» **Exercise data**
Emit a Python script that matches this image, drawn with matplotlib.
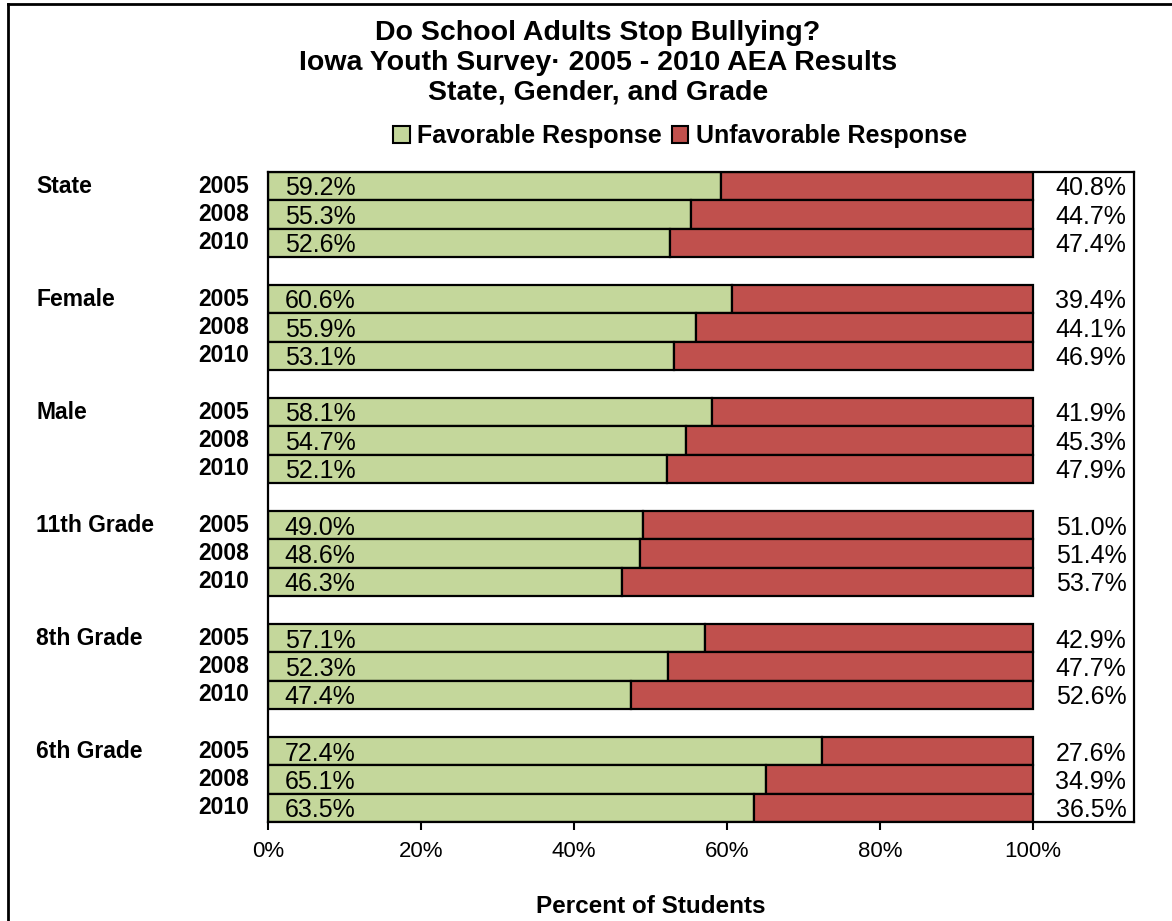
import numpy as np
import matplotlib
matplotlib.use('Agg')
import matplotlib.pyplot as plt
from matplotlib.patches import Patch
from matplotlib.lines import Line2D

plt.rcParams['font.family'] = ['Liberation Sans', 'DejaVu Sans']

groups = ['State', 'Female', 'Male', '11th Grade', '8th Grade', '6th Grade']
years = ['2005', '2008', '2010']
favorable = [[59.2, 55.3, 52.6],
             [60.6, 55.9, 53.1],
             [58.1, 54.7, 52.1],
             [49.0, 48.6, 46.3],
             [57.1, 52.3, 47.4],
             [72.4, 65.1, 63.5]]
unfavorable = [[40.8, 44.7, 47.4],
               [39.4, 44.1, 46.9],
               [41.9, 45.3, 47.9],
               [51.0, 51.4, 53.7],
               [42.9, 47.7, 52.6],
               [27.6, 34.9, 36.5]]

green = '#C4D79B'
red = '#C0504D'

W, H = 1172, 921
fig = plt.figure(figsize=(W / 100, H / 100), dpi=100)
ax = fig.add_axes([268 / W, (H - 822) / H, (1134 - 268) / W, (822 - 172) / H])

xmax = (1134 - 268) / (1033 - 268)
for g in range(len(groups)):
    for k in range(len(years)):
        y = g * 4 + k
        f = favorable[g][k] / 100
        u = unfavorable[g][k] / 100
        ax.barh(y, f, height=1.0, color=green, edgecolor='black', linewidth=1.6)
        ax.barh(y, u, left=f, height=1.0, color=red, edgecolor='black', linewidth=1.6)
        ax.text(0.022, y + 0.08, f'{favorable[g][k]:.1f}%', ha='left', va='center', fontsize=18)
        ax.text(xmax - 0.01, y + 0.08, f'{unfavorable[g][k]:.1f}%', ha='right', va='center', fontsize=18)
        ax.text(-0.025, y, years[k], ha='right', va='center', fontsize=16.5, fontweight='bold')
    ax.text(-0.303, g * 4, groups[g], ha='left', va='center', fontsize=16.5, fontweight='bold')

ax.set_xlim(0, xmax)
ax.set_ylim(len(groups) * 4 - 1.5, -0.5)
ax.set_xticks(np.arange(0, 1.01, 0.2))
ax.set_xticklabels([f'{int(round(v * 100))}%' for v in np.arange(0, 1.01, 0.2)], fontsize=16)
ax.set_yticks([])
ax.tick_params(axis='x', direction='out', length=6, width=1.5, pad=8)
for s in ax.spines.values():
    s.set_linewidth(1.6)

fig.text(651 / W, 1 - 906 / H, 'Percent of Students', ha='center', va='center',
         fontsize=17.5, fontweight='bold')

fig.text(598 / W, 1 - 63 / H, 'Do School Adults Stop Bullying?\nIowa Youth Survey\u00b7 2005 - 2010 AEA Results\nState, Gender, and Grade',
         ha='center', va='center', fontsize=20.5, fontweight='bold', linespacing=1.2)

handles = [Patch(facecolor=green, edgecolor='black', linewidth=1.5, label='Favorable Response'),
           Patch(facecolor=red, edgecolor='black', linewidth=1.5, label='Unfavorable Response')]
fig.legend(handles=handles, loc='center', bbox_to_anchor=(680 / W, 1 - 136 / H), ncol=2,
           frameon=False, prop={'size': 18, 'weight': 'bold'}, handlelength=0.65,
           handleheight=0.65, handletextpad=0.3, columnspacing=0.4)

fig.add_artist(Line2D([8 / W, 1], [1 - 4 / H, 1 - 4 / H], color='black', linewidth=2, transform=fig.transFigure))
fig.add_artist(Line2D([8 / W, 8 / W], [0, 1 - 4 / H], color='black', linewidth=2, transform=fig.transFigure))

fig.savefig('out.png', dpi=100)
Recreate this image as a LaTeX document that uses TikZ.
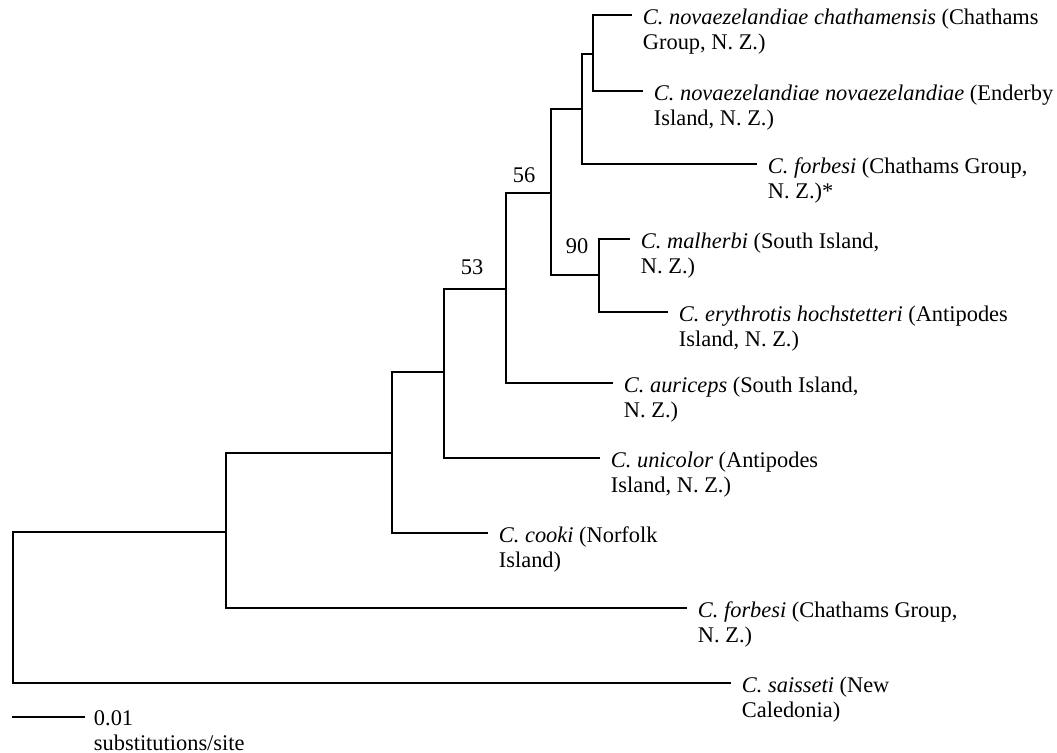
\documentclass[tikz,border=0pt]{standalone}
\usepackage{fontspec}
\setmainfont{Liberation Serif}
\begin{document}
\begin{tikzpicture}[x=0.5pt,y=-0.5pt,line width=0.95pt,
	taxon/.style={anchor=north west, align=left, inner sep=0pt, xshift=5pt, yshift=0.36em, font=\fontsize{11.2}{12.5}\selectfont},
	boot/.style={inner sep=0pt, font=\fontsize{11.2}{12.5}\selectfont}]
	\useasboundingbox (0,0) rectangle (1057,753);
	% internal nodes
	\coordinate (R)  at ( 13, 607);
	\coordinate (N1) at (226, 532);
	\coordinate (N2) at (392, 453);
	\coordinate (N3) at (444, 372);
	\coordinate (N4) at (506, 289);
	\coordinate (N5) at (551, 193);
	\coordinate (N6) at (582, 109);
	\coordinate (N7) at (593,  54);
	\coordinate (N8) at (599, 275);
	% branch tips
	\coordinate (chaE) at (632,  15);
	\coordinate (novE) at (643,  91);
	\coordinate (fstE) at (757, 164);
	\coordinate (malE) at (630, 239);
	\coordinate (eryE) at (668, 312);
	\coordinate (aurE) at (613, 383);
	\coordinate (uniE) at (600, 458);
	\coordinate (cooE) at (488, 533);
	\coordinate (forE) at (687, 608);
	\coordinate (saiE) at (731, 683);
	% branches
	\draw (R)  |- (N1);
	\draw (R)  |- (saiE);
	\draw (N1) |- (N2);
	\draw (N1) |- (forE);
	\draw (N2) |- (N3);
	\draw (N2) |- (cooE);
	\draw (N3) |- (N4);
	\draw (N3) |- (uniE);
	\draw (N4) |- (N5);
	\draw (N4) |- (aurE);
	\draw (N5) |- (N6);
	\draw (N5) |- (N8);
	\draw (N6) |- (N7);
	\draw (N6) |- (fstE);
	\draw (N7) |- (chaE);
	\draw (N7) |- (novE);
	\draw (N8) |- (malE);
	\draw (N8) |- (eryE);
	% taxa
	\node (cha) at (chaE) [taxon] {\textit{C. novaezelandiae chathamensis} (Chathams\\Group, N. Z.)};
	\node (nov) at (novE) [taxon] {\textit{C. novaezelandiae novaezelandiae} (Enderby\\Island, N. Z.)};
	\node (fst) at (fstE) [taxon] {\textit{C. forbesi} (Chathams Group,\\N. Z.)*};
	\node (mal) at (malE) [taxon] {\textit{C. malherbi} (South Island,\\N. Z.)};
	\node (ery) at (eryE) [taxon] {\textit{C. erythrotis hochstetteri} (Antipodes\\Island, N. Z.)};
	\node (aur) at (aurE) [taxon] {\textit{C. auriceps} (South Island,\\N. Z.)};
	\node (uni) at (uniE) [taxon] {\textit{C. unicolor} (Antipodes\\Island, N. Z.)};
	\node (coo) at (cooE) [taxon] {\textit{C. cooki} (Norfolk\\Island)};
	\node (for) at (forE) [taxon] {\textit{C. forbesi} (Chathams Group,\\N. Z.)};
	\node (sai) at (saiE) [taxon] {\textit{C. saisseti} (New\\Caledonia)};
	% bootstrap values
	\node (b53) at (472, 267) [boot] {53};
	\node (b56) at (524, 175) [boot] {56};
	\node (b90) at (577, 246) [boot] {90};
	% scale bar
	\coordinate (sb0) at (12, 717);
	\coordinate (sb1) at (85, 717);
	\draw (sb0) -- (sb1);
	\node (sbl) at (sb1) [taxon, xshift=-1pt] {0.01\\substitutions/site};
\end{tikzpicture}
\end{document}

» **Task description**
Can you repeat every record above exactly, apart from the pictures?

» **Answer to the exercise**
Emit a Python script that matches this image, drawn with matplotlib.
import numpy as np
import matplotlib
matplotlib.use('Agg')
import matplotlib.pyplot as plt
from matplotlib.patches import Patch
from matplotlib.lines import Line2D

plt.rcParams['font.family'] = ['Liberation Sans', 'DejaVu Sans']

groups = ['State', 'Female', 'Male', '11th Grade', '8th Grade', '6th Grade']
years = ['2005', '2008', '2010']
favorable = [[59.2, 55.3, 52.6],
             [60.6, 55.9, 53.1],
             [58.1, 54.7, 52.1],
             [49.0, 48.6, 46.3],
             [57.1, 52.3, 47.4],
             [72.4, 65.1, 63.5]]
unfavorable = [[40.8, 44.7, 47.4],
               [39.4, 44.1, 46.9],
               [41.9, 45.3, 47.9],
               [51.0, 51.4, 53.7],
               [42.9, 47.7, 52.6],
               [27.6, 34.9, 36.5]]

green = '#C4D79B'
red = '#C0504D'

W, H = 1172, 921
fig = plt.figure(figsize=(W / 100, H / 100), dpi=100)
ax = fig.add_axes([268 / W, (H - 822) / H, (1134 - 268) / W, (822 - 172) / H])

xmax = (1134 - 268) / (1033 - 268)
for g in range(len(groups)):
    for k in range(len(years)):
        y = g * 4 + k
        f = favorable[g][k] / 100
        u = unfavorable[g][k] / 100
        ax.barh(y, f, height=1.0, color=green, edgecolor='black', linewidth=1.6)
        ax.barh(y, u, left=f, height=1.0, color=red, edgecolor='black', linewidth=1.6)
        ax.text(0.022, y + 0.08, f'{favorable[g][k]:.1f}%', ha='left', va='center', fontsize=18)
        ax.text(xmax - 0.01, y + 0.08, f'{unfavorable[g][k]:.1f}%', ha='right', va='center', fontsize=18)
        ax.text(-0.025, y, years[k], ha='right', va='center', fontsize=16.5, fontweight='bold')
    ax.text(-0.303, g * 4, groups[g], ha='left', va='center', fontsize=16.5, fontweight='bold')

ax.set_xlim(0, xmax)
ax.set_ylim(len(groups) * 4 - 1.5, -0.5)
ax.set_xticks(np.arange(0, 1.01, 0.2))
ax.set_xticklabels([f'{int(round(v * 100))}%' for v in np.arange(0, 1.01, 0.2)], fontsize=16)
ax.set_yticks([])
ax.tick_params(axis='x', direction='out', length=6, width=1.5, pad=8)
for s in ax.spines.values():
    s.set_linewidth(1.6)

fig.text(651 / W, 1 - 906 / H, 'Percent of Students', ha='center', va='center',
         fontsize=17.5, fontweight='bold')

fig.text(598 / W, 1 - 63 / H, 'Do School Adults Stop Bullying?\nIowa Youth Survey\u00b7 2005 - 2010 AEA Results\nState, Gender, and Grade',
         ha='center', va='center', fontsize=20.5, fontweight='bold', linespacing=1.2)

handles = [Patch(facecolor=green, edgecolor='black', linewidth=1.5, label='Favorable Response'),
           Patch(facecolor=red, edgecolor='black', linewidth=1.5, label='Unfavorable Response')]
fig.legend(handles=handles, loc='center', bbox_to_anchor=(680 / W, 1 - 136 / H), ncol=2,
           frameon=False, prop={'size': 18, 'weight': 'bold'}, handlelength=0.65,
           handleheight=0.65, handletextpad=0.3, columnspacing=0.4)

fig.add_artist(Line2D([8 / W, 1], [1 - 4 / H, 1 - 4 / H], color='black', linewidth=2, transform=fig.transFigure))
fig.add_artist(Line2D([8 / W, 8 / W], [0, 1 - 4 / H], color='black', linewidth=2, transform=fig.transFigure))

fig.savefig('out.png', dpi=100)
Recreate this image as a LaTeX document that uses TikZ.
\documentclass[tikz,border=0pt]{standalone}
\usepackage{fontspec}
\setmainfont{Liberation Serif}
\begin{document}
\begin{tikzpicture}[x=0.5pt,y=-0.5pt,line width=0.95pt,
	taxon/.style={anchor=north west, align=left, inner sep=0pt, xshift=5pt, yshift=0.36em, font=\fontsize{11.2}{12.5}\selectfont},
	boot/.style={inner sep=0pt, font=\fontsize{11.2}{12.5}\selectfont}]
	\useasboundingbox (0,0) rectangle (1057,753);
	% internal nodes
	\coordinate (R)  at ( 13, 607);
	\coordinate (N1) at (226, 532);
	\coordinate (N2) at (392, 453);
	\coordinate (N3) at (444, 372);
	\coordinate (N4) at (506, 289);
	\coordinate (N5) at (551, 193);
	\coordinate (N6) at (582, 109);
	\coordinate (N7) at (593,  54);
	\coordinate (N8) at (599, 275);
	% branch tips
	\coordinate (chaE) at (632,  15);
	\coordinate (novE) at (643,  91);
	\coordinate (fstE) at (757, 164);
	\coordinate (malE) at (630, 239);
	\coordinate (eryE) at (668, 312);
	\coordinate (aurE) at (613, 383);
	\coordinate (uniE) at (600, 458);
	\coordinate (cooE) at (488, 533);
	\coordinate (forE) at (687, 608);
	\coordinate (saiE) at (731, 683);
	% branches
	\draw (R)  |- (N1);
	\draw (R)  |- (saiE);
	\draw (N1) |- (N2);
	\draw (N1) |- (forE);
	\draw (N2) |- (N3);
	\draw (N2) |- (cooE);
	\draw (N3) |- (N4);
	\draw (N3) |- (uniE);
	\draw (N4) |- (N5);
	\draw (N4) |- (aurE);
	\draw (N5) |- (N6);
	\draw (N5) |- (N8);
	\draw (N6) |- (N7);
	\draw (N6) |- (fstE);
	\draw (N7) |- (chaE);
	\draw (N7) |- (novE);
	\draw (N8) |- (malE);
	\draw (N8) |- (eryE);
	% taxa
	\node (cha) at (chaE) [taxon] {\textit{C. novaezelandiae chathamensis} (Chathams\\Group, N. Z.)};
	\node (nov) at (novE) [taxon] {\textit{C. novaezelandiae novaezelandiae} (Enderby\\Island, N. Z.)};
	\node (fst) at (fstE) [taxon] {\textit{C. forbesi} (Chathams Group,\\N. Z.)*};
	\node (mal) at (malE) [taxon] {\textit{C. malherbi} (South Island,\\N. Z.)};
	\node (ery) at (eryE) [taxon] {\textit{C. erythrotis hochstetteri} (Antipodes\\Island, N. Z.)};
	\node (aur) at (aurE) [taxon] {\textit{C. auriceps} (South Island,\\N. Z.)};
	\node (uni) at (uniE) [taxon] {\textit{C. unicolor} (Antipodes\\Island, N. Z.)};
	\node (coo) at (cooE) [taxon] {\textit{C. cooki} (Norfolk\\Island)};
	\node (for) at (forE) [taxon] {\textit{C. forbesi} (Chathams Group,\\N. Z.)};
	\node (sai) at (saiE) [taxon] {\textit{C. saisseti} (New\\Caledonia)};
	% bootstrap values
	\node (b53) at (472, 267) [boot] {53};
	\node (b56) at (524, 175) [boot] {56};
	\node (b90) at (577, 246) [boot] {90};
	% scale bar
	\coordinate (sb0) at (12, 717);
	\coordinate (sb1) at (85, 717);
	\draw (sb0) -- (sb1);
	\node (sbl) at (sb1) [taxon, xshift=-1pt] {0.01\\substitutions/site};
\end{tikzpicture}
\end{document}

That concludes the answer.